Independence Day Homily by Fr. Kevin Walsh 4 July 2020
Is 32:15-18; Ps 7; Jn14:23-29
Given the scriptures we have just heard, allow me to share the words of Pope Paul VI as he visited the United Nations on October 4, 1965:
Here our message reaches its culmination and we will speak first of all negatively. These are the words you are looking for us to say and the words we cannot utter without feeling aware of their seriousness and solemnity: never again one against the other, never, never again!
Was not this the very end for which the United Nations came into existence: to be against war and for peace? Listen to the clear words of a great man who is no longer with us, John Kennedy, who proclaimed four years ago: “Mankind must put an end to war, or war will put an end to mankind.” There is no need for a long talk to proclaim the main purpose of your Institution. It is enough to recall that the blood of millions, countless unheard-of sufferings, useless massacres and frightening ruins have sanctioned the agreement that unites you with an oath that ought to change the future history of the world: never again war, never again war! It is peace, peace, that has to guide the destiny of the nations of all mankind!
And further: The edifice you are building does not rest on purely material and terrestrial foundations, for in that case it would be a house built on sand. It rests most of all upon consciences. Yes, the time has come for “conversion,” for personal transformation, for interior renewal. We have to get used to a new way of thinking about man, a new way of thinking about man’s community life, and, last of all, a new way of thinking about the pathways of history and the destinies of the world. As St. Paul says, we must “put on the new man, which has been created according to God in justice and holiness of truth” (Eph. 4:23).
The hour has come when a pause, a moment of recollection, reflection, you might say of prayer, is absolutely needed so that we may think back over our common origin, our history, our common destiny. The appeal to the moral conscience of man has never before been as necessary as it is today, in an age marked by such great human progress. For the danger comes neither from progress nor from science; if these are used well they can, on the contrary, help to solve a great number of the serious problems besetting mankind. The real danger comes from man, who has at his disposal ever more powerful instruments that are as well fitted to bring about ruin as they are to achieve lofty conquests.
To put it in a word, the edifice of modern civilization has to be built on spiritual principles, for they are the only ones capable not only of supporting it, but of shedding light on it and inspiring it. And we are convinced, as you know, that these indispensable principles of higher wisdom cannot rest on anything but faith in God. Is He the unknown God of whom St.
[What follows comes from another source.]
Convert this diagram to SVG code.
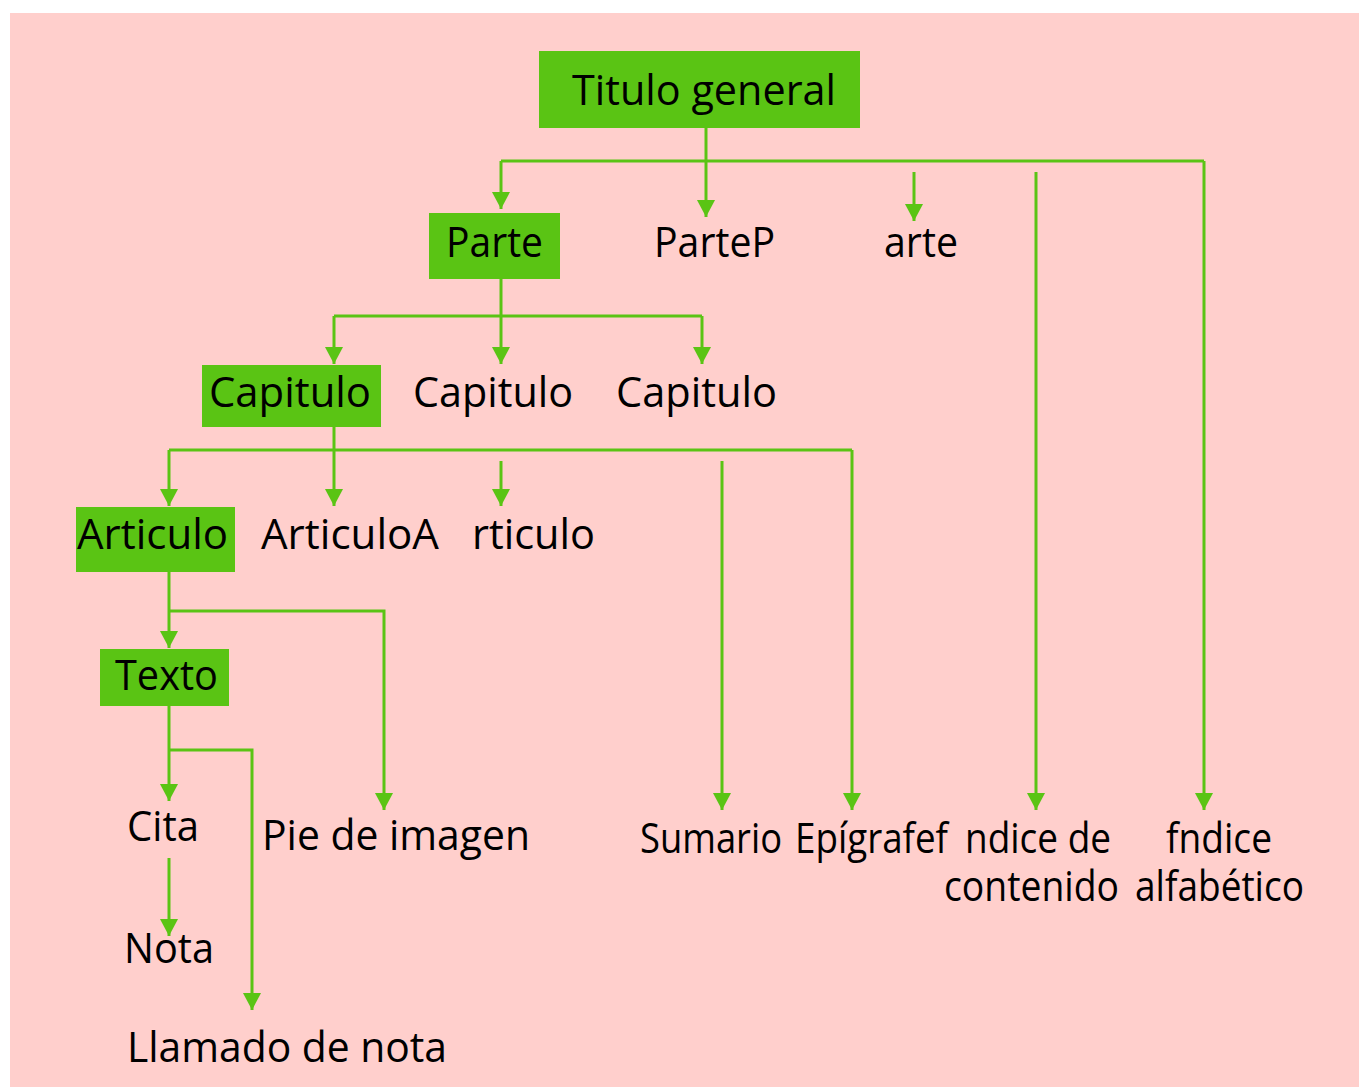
<svg xmlns="http://www.w3.org/2000/svg" width="1359" height="1087" viewBox="0 0 1359 1087">
<style>
.bg{fill:#FFCFCC}
.box{fill:#5AC414}
.t{font-family:"Open Sans","Liberation Sans",sans-serif;font-size:42px;fill:#000}
.c{fill:none;stroke:#5AC414;stroke-width:3}
.a{marker-end:url(#ah)}
</style>
<defs>
<marker id="ah" markerUnits="userSpaceOnUse" viewBox="0 0 17 18" refX="17" refY="9" markerWidth="17" markerHeight="18" orient="auto">
<path d="M0,0 L17,9 L0,18 z" fill="#5AC414"/>
</marker>
</defs>
<rect class="bg" x="10" y="13" width="1349" height="1074"/>
<g id="connectors">
<path class="c" d="M706,128 V161"/>
<path class="c" d="M501,161 H1204"/>
<path class="c a" d="M501,161 V209"/>
<path class="c a" d="M706,161 V217"/>
<path class="c a" d="M914,172 V221"/>
<path class="c a" d="M1036,172 V810"/>
<path class="c a" d="M1204,161 V810"/>
<path class="c" d="M501,279 V316"/>
<path class="c" d="M334,316 H702"/>
<path class="c a" d="M334,316 V364"/>
<path class="c a" d="M501,316 V364"/>
<path class="c a" d="M702,316 V364"/>
<path class="c" d="M334,427 V450"/>
<path class="c" d="M169,450 H852"/>
<path class="c a" d="M169,450 V506"/>
<path class="c a" d="M334,450 V506"/>
<path class="c a" d="M501,461 V506"/>
<path class="c a" d="M722,461 V810"/>
<path class="c a" d="M852,450 V810"/>
<path class="c a" d="M169,572 V648"/>
<path class="c a" d="M169,611 H384 V810"/>
<path class="c a" d="M169,706 V801"/>
<path class="c a" d="M169,750 H252 V1010"/>
<path class="c a" d="M169,858 V936"/>
</g>
<g id="titulo"><rect class="box" x="539" y="51" width="321" height="77"/><text class="t" x="572" y="105" textLength="264" lengthAdjust="spacingAndGlyphs">Titulo general</text></g>
<g id="parte"><rect class="box" x="429" y="213" width="131" height="66"/><text class="t" x="446" y="257" textLength="97" lengthAdjust="spacingAndGlyphs">Parte</text></g>
<g id="parteP"><text class="t" x="654" y="257" textLength="121" lengthAdjust="spacingAndGlyphs">ParteP</text></g>
<g id="arte"><text class="t" x="884" y="257" textLength="74" lengthAdjust="spacingAndGlyphs">arte</text></g>
<g id="capitulo1"><rect class="box" x="202" y="365" width="179" height="62"/><text class="t" x="209" y="407" textLength="162" lengthAdjust="spacingAndGlyphs">Capitulo</text></g>
<g id="capitulo2"><text class="t" x="413" y="407" textLength="160" lengthAdjust="spacingAndGlyphs">Capitulo</text></g>
<g id="capitulo3"><text class="t" x="616" y="407" textLength="161" lengthAdjust="spacingAndGlyphs">Capitulo</text></g>
<g id="articulo1"><rect class="box" x="76" y="507" width="159" height="65"/><text class="t" x="77" y="549" textLength="151" lengthAdjust="spacingAndGlyphs">Articulo</text></g>
<g id="articuloA"><text class="t" x="261" y="549" textLength="178" lengthAdjust="spacingAndGlyphs">ArticuloA</text></g>
<g id="rticulo"><text class="t" x="472" y="549" textLength="123" lengthAdjust="spacingAndGlyphs">rticulo</text></g>
<g id="texto"><rect class="box" x="100" y="649" width="129" height="57"/><text class="t" x="115" y="690" textLength="103" lengthAdjust="spacingAndGlyphs">Texto</text></g>
<g id="cita"><text class="t" x="127" y="841" textLength="72" lengthAdjust="spacingAndGlyphs">Cita</text></g>
<g id="nota"><text class="t" x="124" y="963" textLength="90" lengthAdjust="spacingAndGlyphs">Nota</text></g>
<g id="llamado"><text class="t" x="127" y="1062" textLength="320" lengthAdjust="spacingAndGlyphs">Llamado de nota</text></g>
<g id="pie"><text class="t" x="262" y="850" textLength="268" lengthAdjust="spacingAndGlyphs">Pie de imagen</text></g>
<g id="sumario"><text class="t" x="640" y="853" textLength="142" lengthAdjust="spacingAndGlyphs">Sumario</text></g>
<g id="epigrafe"><text class="t" x="795" y="853" textLength="153" lengthAdjust="spacingAndGlyphs">Epígrafef</text></g>
<g id="indice-contenido"><text class="t" x="965" y="853" textLength="146" lengthAdjust="spacingAndGlyphs">ndice de</text><text class="t" x="944" y="901" textLength="175" lengthAdjust="spacingAndGlyphs">contenido</text></g>
<g id="indice-alfabetico"><text class="t" x="1166" y="853" textLength="106" lengthAdjust="spacingAndGlyphs">fndice</text><text class="t" x="1135" y="901" textLength="169" lengthAdjust="spacingAndGlyphs">alfabético</text></g>
</svg>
Paul spoke to the Athenians on the Areopagus – unknown to those who, without suspecting it, were nevertheless looking for Him and had Him close beside them, as is the case with so many men of our times? For us, in any case, and for all those who accept the ineffable revelation that Christ has made to us of Him, He is the living God, the Father of all men.
As we pray for our country, the United States of America, today, Independence Day, we thank God for the rich blessings given us, and for the great possibilities available as we live not a freedom from, but a freedom for. Mindful of the responsibilities such freedom brings we ask God to guide all those in elected office in our nation and all who serve in government, praying that their decisions may be prudent and wise fostering that just peace God asks us to build each one helping the other.